**Exercise aim**
Output the full listing below exactly, without the pictures.

**Dataset content**
-- BEGIN --

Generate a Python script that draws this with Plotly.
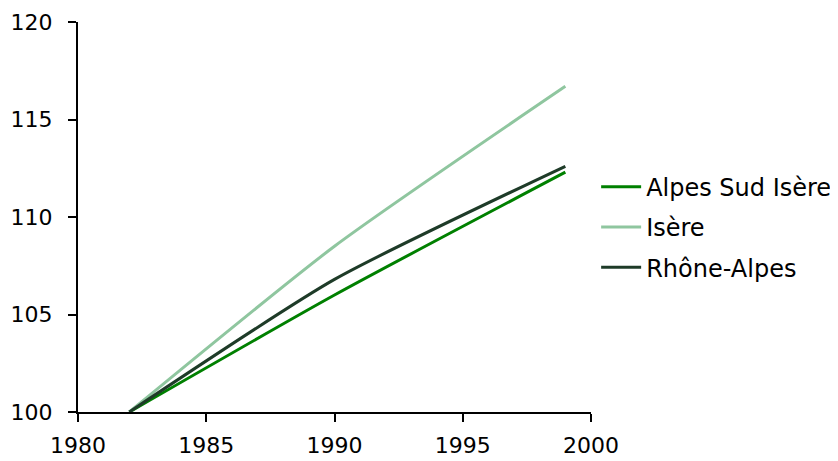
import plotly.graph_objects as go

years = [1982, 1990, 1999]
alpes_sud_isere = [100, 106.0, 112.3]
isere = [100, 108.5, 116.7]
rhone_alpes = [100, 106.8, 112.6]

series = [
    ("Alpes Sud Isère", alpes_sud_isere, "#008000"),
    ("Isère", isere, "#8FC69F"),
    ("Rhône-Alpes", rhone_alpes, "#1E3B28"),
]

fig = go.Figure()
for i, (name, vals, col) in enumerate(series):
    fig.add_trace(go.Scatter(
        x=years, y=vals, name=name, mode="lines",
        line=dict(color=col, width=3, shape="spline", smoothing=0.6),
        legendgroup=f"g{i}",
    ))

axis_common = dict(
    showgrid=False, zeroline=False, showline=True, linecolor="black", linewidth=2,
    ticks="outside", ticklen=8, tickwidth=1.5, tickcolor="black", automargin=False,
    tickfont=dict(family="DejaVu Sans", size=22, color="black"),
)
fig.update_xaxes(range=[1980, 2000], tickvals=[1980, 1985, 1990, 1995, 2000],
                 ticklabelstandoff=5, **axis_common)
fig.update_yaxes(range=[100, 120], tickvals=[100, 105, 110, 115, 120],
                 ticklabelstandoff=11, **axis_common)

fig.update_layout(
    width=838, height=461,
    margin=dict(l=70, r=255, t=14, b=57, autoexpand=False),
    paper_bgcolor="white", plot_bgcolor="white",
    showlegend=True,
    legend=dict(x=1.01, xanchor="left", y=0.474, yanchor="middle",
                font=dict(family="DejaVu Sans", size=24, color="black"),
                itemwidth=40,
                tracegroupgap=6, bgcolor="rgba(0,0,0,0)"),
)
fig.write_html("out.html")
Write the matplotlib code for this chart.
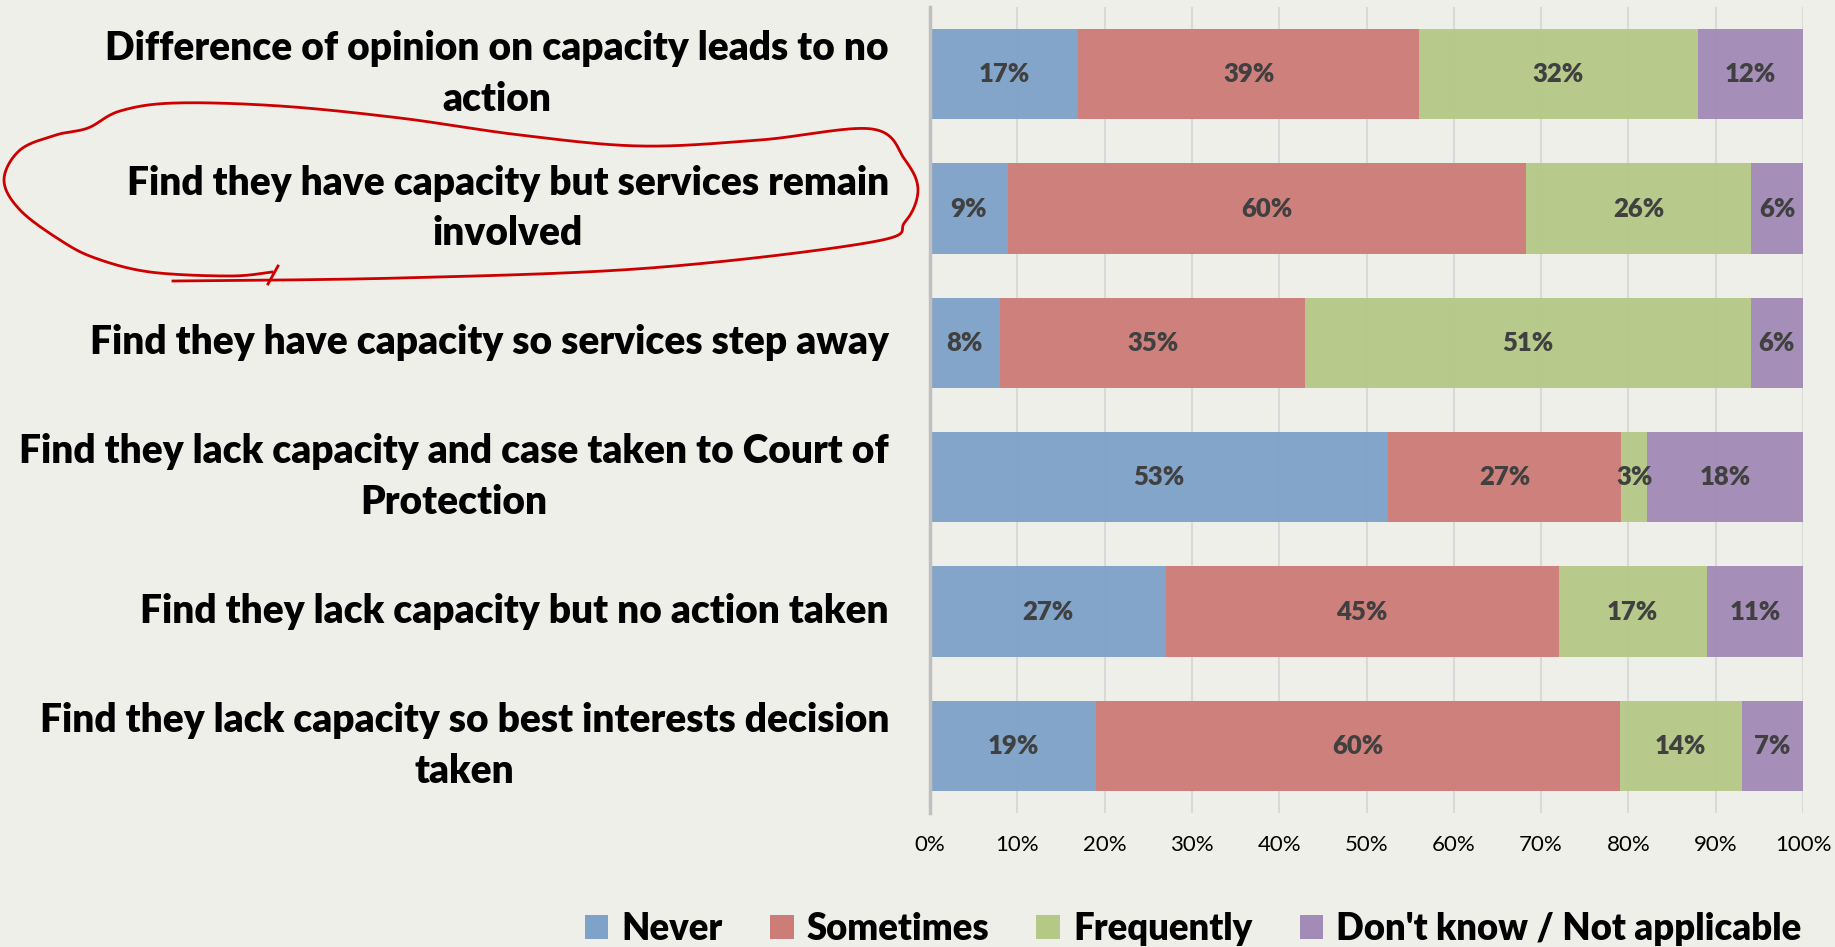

-- END --

**Response for this exercise**
Generate a Python script that draws this with Plotly.
import plotly.graph_objects as go

years = [1982, 1990, 1999]
alpes_sud_isere = [100, 106.0, 112.3]
isere = [100, 108.5, 116.7]
rhone_alpes = [100, 106.8, 112.6]

series = [
    ("Alpes Sud Isère", alpes_sud_isere, "#008000"),
    ("Isère", isere, "#8FC69F"),
    ("Rhône-Alpes", rhone_alpes, "#1E3B28"),
]

fig = go.Figure()
for i, (name, vals, col) in enumerate(series):
    fig.add_trace(go.Scatter(
        x=years, y=vals, name=name, mode="lines",
        line=dict(color=col, width=3, shape="spline", smoothing=0.6),
        legendgroup=f"g{i}",
    ))

axis_common = dict(
    showgrid=False, zeroline=False, showline=True, linecolor="black", linewidth=2,
    ticks="outside", ticklen=8, tickwidth=1.5, tickcolor="black", automargin=False,
    tickfont=dict(family="DejaVu Sans", size=22, color="black"),
)
fig.update_xaxes(range=[1980, 2000], tickvals=[1980, 1985, 1990, 1995, 2000],
                 ticklabelstandoff=5, **axis_common)
fig.update_yaxes(range=[100, 120], tickvals=[100, 105, 110, 115, 120],
                 ticklabelstandoff=11, **axis_common)

fig.update_layout(
    width=838, height=461,
    margin=dict(l=70, r=255, t=14, b=57, autoexpand=False),
    paper_bgcolor="white", plot_bgcolor="white",
    showlegend=True,
    legend=dict(x=1.01, xanchor="left", y=0.474, yanchor="middle",
                font=dict(family="DejaVu Sans", size=24, color="black"),
                itemwidth=40,
                tracegroupgap=6, bgcolor="rgba(0,0,0,0)"),
)
fig.write_html("out.html")
Write the matplotlib code for this chart.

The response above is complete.